Below is an explanation of the key settings available in the backup.conf file:

Variable Description Example
BACKUP_DIRS A space-separated list of source directories. Each path must end with a / and use /./ to define the relative path to be created on the remote. "/etc/./nginx/ /var/./www/"
BOX_DIR The base directory on the remote server where backups will be stored. Must end with a trailing slash (/). "/backups/my-server/"
BOX_ADDR The SSH connection string for the remote server in user@host format. "user@your-storagebox.de"
BEGIN_SSH_OPTS...END_SSH_OPTS A block for adding custom SSH options like a port (-p 23) or identity file (-i /path/to/key). Place each option on a new line. See config file
BEGIN_EXCLUDES...END_EXCLUDES A block for adding file and directory patterns to exclude from the backup, one per line. See config file
LOG_FILE The absolute path to the local log file. "/var/log/backup_rsync.log"
MAX_LOG_SIZE_MB The maximum size in Megabytes (MB) for the log file before it is automatically rotated. 10
LOG_RETENTION_DAYS The number of days to keep rotated log files before automatic deletion. 90
BANDWIDTH_LIMIT_KBPS Optional. Throttles rsync’s network speed. Value is in KBytes/sec (e.g., 5000 = 5 MB/s). Leave empty or 0 to disable. 5000
RSYNC_TIMEOUT The timeout in seconds for rsync network operations. A higher value is safer for slow or unstable connections. 300
RSYNC_NOATIME_ENABLED Set to true for a performance boost. Requires rsync v3.3.0+ on both local and remote servers. Set to false for older servers. false
RECYCLE_BIN_ENABLED Toggle the recycle bin feature on (true) or off (false). When off, deleted files are permanently removed. true
RECYCLE_BIN_DIR The name of the recycle bin folder on the remote, relative to BOX_DIR. "recycle_bin"
RECYCLE_BIN_RETENTION_DAYS The number of days to keep items in the recycle bin before they are automatically purged. 30
CHECKSUM_ENABLED Set to true to enable slow but highly accurate integrity checks using file checksums. Defaults to fast checks (size & time). false
NTFY_ENABLED Toggle ntfy notifications on (true) or off (false). true
DISCORD_ENABLED Toggle Discord notifications on (true) or off (false). false
NTFY_PRIORITY_* Set the priority level (1-5) for success, warning, and failure notifications on ntfy. NTFY_PRIORITY_FAILURE=5

Usage

Manual Execution

You can run the script manually at any time to perform backups or maintenance tasks.
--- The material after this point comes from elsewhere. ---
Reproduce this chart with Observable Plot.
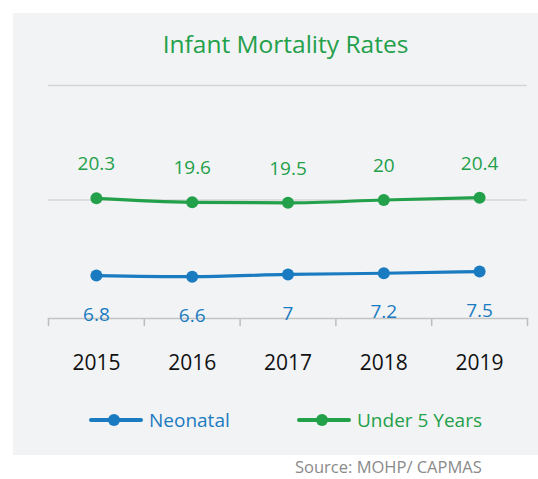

  • Standard Run: sudo /root/scripts/backup/backup_script.sh
  • Verbose Run with Live Progress: sudo /root/scripts/backup/backup_script.sh --verbose

Scheduling with Cron

For automated backups, schedule the script using the root user’s crontab.

  1. Open the root crontab editor:

    sudo crontab -e
    
  2. Add a line to define the schedule. This example runs the backup every night at 3:00 AM.
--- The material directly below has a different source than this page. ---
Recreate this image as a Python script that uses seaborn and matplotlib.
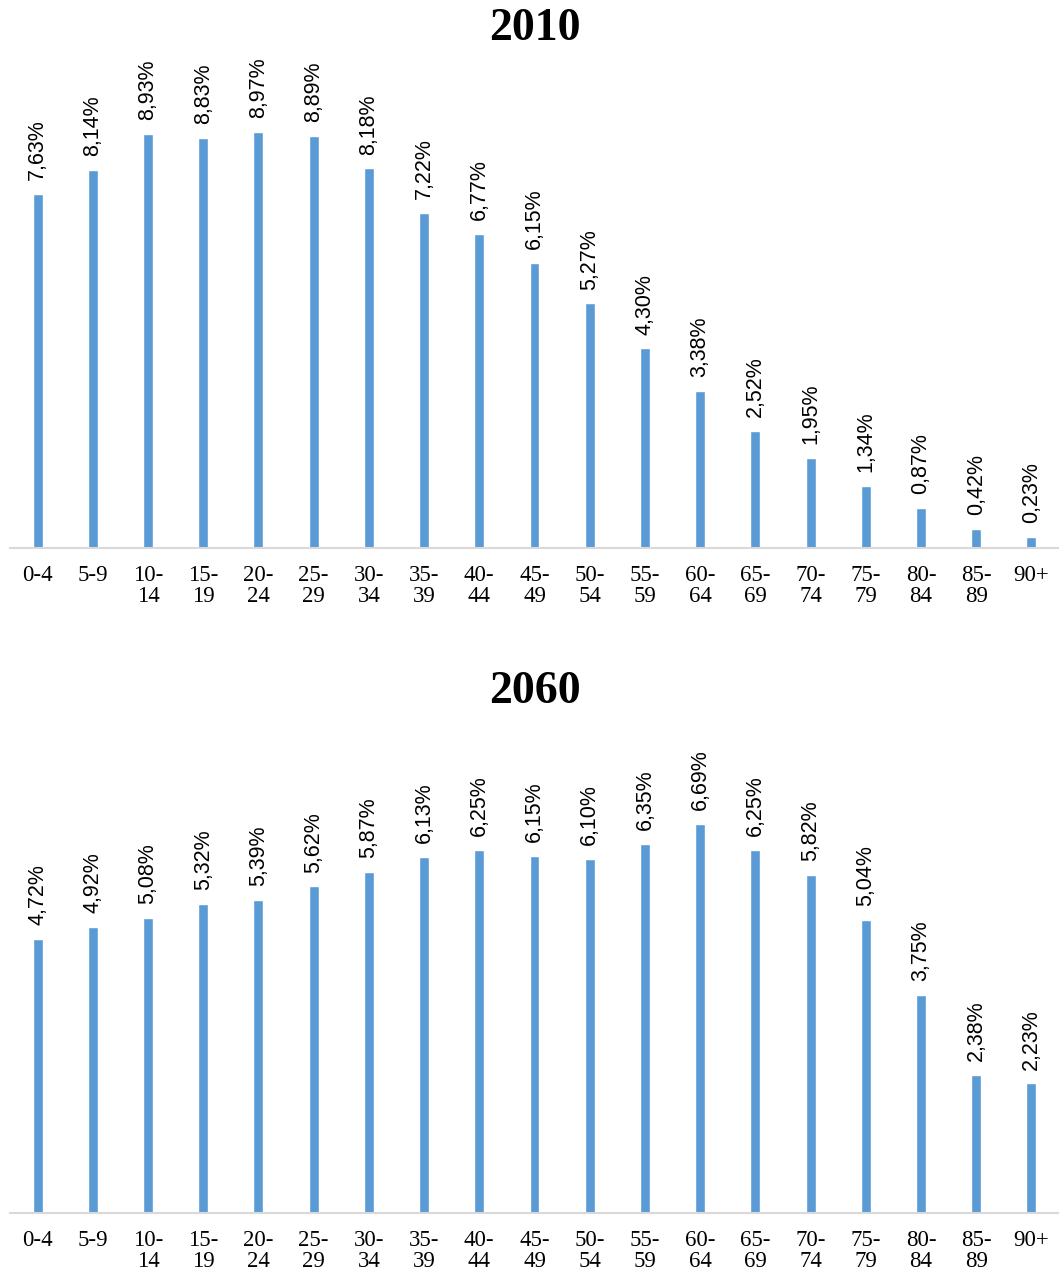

    # Run the rsync backup every day at 3:00 AM
    0 3 * * * /root/scripts/backup/backup_script.sh >/dev/null 2>&1
    
    • Explanation: The >/dev/null 2>&1 part redirects all standard output (stdout) and standard error (stderr), preventing cron from sending unnecessary emails. This is safe because the script manages its own detailed logging and failure notifications. For help building cron schedules, you can use a tool like crontab.guru.

Special Modes & Use Cases

  • --restore: Launch the powerful interactive restore wizard to recover files from a primary backup or the recycle bin.
  • --dry-run: Use this to safely preview changes before a major system upgrade or after modifying the exclusion list.
  • --checksum: Run this periodically (e.g., monthly) to verify the integrity of your backup archive and guard against silent data corruption. This is more CPU and I/O intensive than a standard backup.
  • --summary: A faster alternative to --checksum for a quick check to see if any files are out of sync.
  • --test: Run this once after setup and any time you modify backup.conf to ensure your configuration is valid before the next scheduled run.

Example: Using a Hetzner Storage Box

This script is ideal for backing up to a Hetzner Storage Box. For maximum security, creating a dedicated sub-account is recommended.

  1. In your Hetzner Robot Panel:

    • Navigate to your Storage Box → Sub-accounts.
    • Create a new sub-account (e.g., u444300-sub5).
    • Set its home directory to a dedicated top-level folder (e.g., /).
    • Set its access rights to Read/Write.
    • Disable all protocols except SSH/SFTP.
  2. Copy your SSH Key: In the Hetzner panel for the main Storage Box account (not the sub-account), go to the SSH Keys section and paste the content of your server’s root public key (sudo cat /root/.ssh/id_ed25519.pub).

  3. Configure backup.conf:

    • BOX_ADDR: Use the Username from the sub-account and the Hostname of your Storage Box.
      • Example: "u444300-sub5@u444300.your-storagebox.de"
    • BOX_DIR: This path is relative to the sub-account’s home directory. If the home directory is / and you want to store backups in a folder called server1, you would use BOX_DIR="/server1/".
    • BEGIN_SSH_OPTS block: Add -p 23 on a new line inside this block, as Hetzner Storage Boxes use port 23 for SSH access.